体験を語るということ ティム・オブライエン『カチアートを追跡して』

 ティム・オブライエンは『ぼくが戦場で死んだら』、『本当の戦争の話をしよう』、『ニュークリア・エイジ』など一貫してベトナム戦争の従軍体験を題材に小説を書いている。
『カチアートを追跡して』は、ベトナム戦争従軍中に「ぼくはパリに行く」と言い残して戦場から逃亡したカチアート追跡し、ベトナムから陸路(!)で、ついにはパリにまで行っちゃうという話。小隊によるカチアート追跡とベトナムでの戦争体験が交互に語られる構成になっている。

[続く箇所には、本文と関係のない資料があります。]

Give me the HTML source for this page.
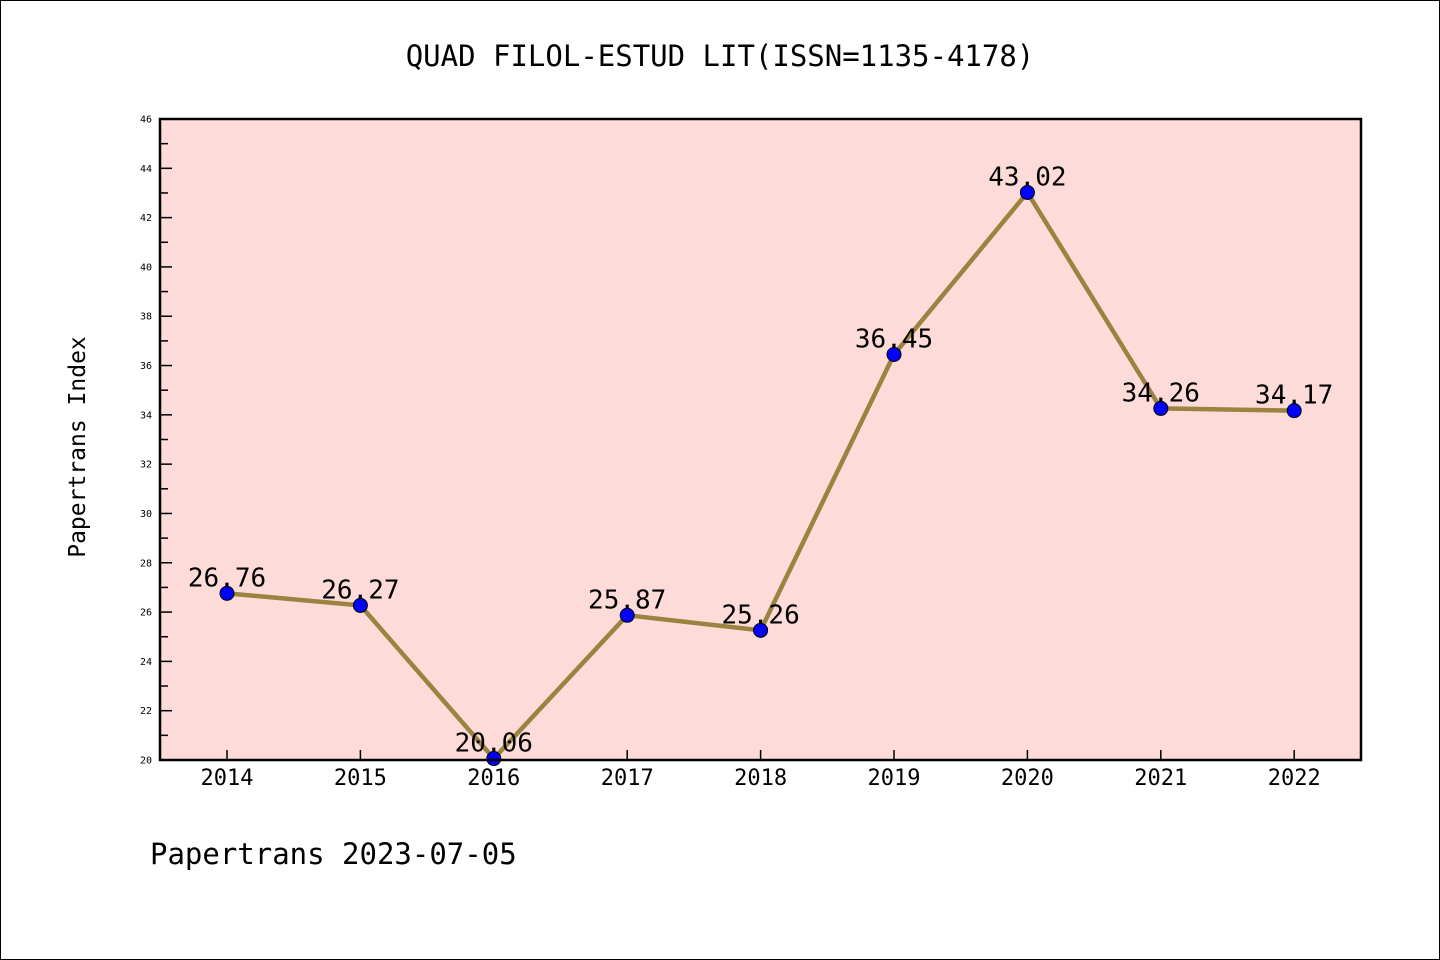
<!DOCTYPE html>
<html><head><meta charset="utf-8"><style>
html,body{margin:0;padding:0;background:#fff}
svg{display:block;font-family:"WenQuanYi Zen Hei","DejaVu Sans Mono",monospace}
</style></head><body>
<svg width="1440" height="960">
<rect x="0.5" y="0.5" width="1439" height="959" fill="#fff" stroke="#000"/>
<text x="720" y="66" text-anchor="middle" font-size="29">QUAD FILOL-ESTUD LIT(ISSN=1135-4178)</text>
<rect x="160" y="119" width="1201" height="641" fill="#fddbd8"/>
<g id="yaxis"></g>
<g id="xaxis"></g>
<g id="series"></g>
<rect x="160" y="119" width="1201" height="641" fill="none" stroke="#000" stroke-width="2.5"/>
<text transform="translate(85,447) rotate(-90)" text-anchor="middle" font-size="23">Papertrans Index</text>
<text x="150" y="864" font-size="29">Papertrans 2023-07-05</text>
</svg>
<script>
const years=["2014","2015","2016","2017","2018","2019","2020","2021","2022"];
const values=[26.76,26.27,20.06,25.87,25.26,36.45,43.02,34.26,34.17];
const yTicks=[20,22,24,26,28,30,32,34,36,38,40,42,44,46];
const NS="http://www.w3.org/2000/svg";
const x0=227,dx=133.4,yTop=119,yBot=760,yMin=20,yMax=46;
const X=i=>x0+i*dx, Y=v=>yBot-(v-yMin)/(yMax-yMin)*(yBot-yTop);
function mk(t,a,p){const e=document.createElementNS(NS,t);for(const k in a)e.setAttribute(k,a[k]);p.appendChild(e);return e;}
const ya=document.getElementById('yaxis'),xa=document.getElementById('xaxis'),se=document.getElementById('series');
for(let v=yMin;v<=yMax;v++){const major=v%2===0;const l=mk('line',{x1:160,x2:160+(major?12:8),y1:Y(v),y2:Y(v),stroke:'#000','stroke-width':1.5},ya);

}
yTicks.forEach(v=>{const t=mk('text',{x:152,y:Y(v)+3.5,'text-anchor':'end','font-size':10},ya);t.textContent=v;

});
years.forEach((y,i)=>{const l=mk('line',{x1:X(i),x2:X(i),y1:yBot,y2:yBot-10,stroke:'#000','stroke-width':1.5},xa);


const t=mk('text',{x:X(i),y:785,'text-anchor':'middle','font-size':22},xa);t.textContent=y;

});
const pl=mk('polyline',{points:values.map((v,i)=>X(i)+','+Y(v)).join(' '),fill:'none',stroke:'#9a8340','stroke-width':4.5},se);


values.forEach((v,i)=>{const c=mk('circle',{cx:X(i),cy:Y(v),r:7,fill:'#0000ff',stroke:'#000','stroke-width':1},se);


const t=mk('text',{x:X(i),y:Y(v)-7,'text-anchor':'middle','font-size':26},se);t.textContent=v.toFixed(2);

});
</script>
</body></html>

「ひどい時代だった。ビリー・ボーイ・ワトキンスが死に、フレンチー・タッカーが死んだ。(…)バーニー・リンとシドニー・マーティン中尉は穴ぐらの中で死んでいった。ペダーソンが死に、ルディ・チャスラーが死んだ。バフが死んだ。レディ・ミックスが死んだ。みんな死んでしまった」
 小説の冒頭、名を挙げられる戦死した兵士達。彼らがいかにして死んでいったか。それを語ることがこの小説の焦点のひとつになっている。まるでその語りの重みに抗するかのように逃亡が企てられ、追跡が始まる。ベトナムからパリへの追跡行という荒唐無稽が、彼等の死を語るのに必要とされた。
 兵士たちの死は過去の出来事ではなく、彼らの死を語るという行為を通して、もう一度新たに体験する出来事なのだ。だから、そこから逃げ出したからといって、その行為を非難することはできない。
 ある体験を「正確に」語ろうとすることの困難。彼の作品はつねにこの問題を問いかけているといっていいと思う。ティム・オブライエンを読んでいると、ベトナム戦争のような過酷な体験だけでなく、おおよそ体験と呼べるものには、すべて語ることの困難が伴うのではないか、そんなふうに思えてくる。あるいは、痛みを通過することなしに語られ、書かれる体験にたいした意味はないと。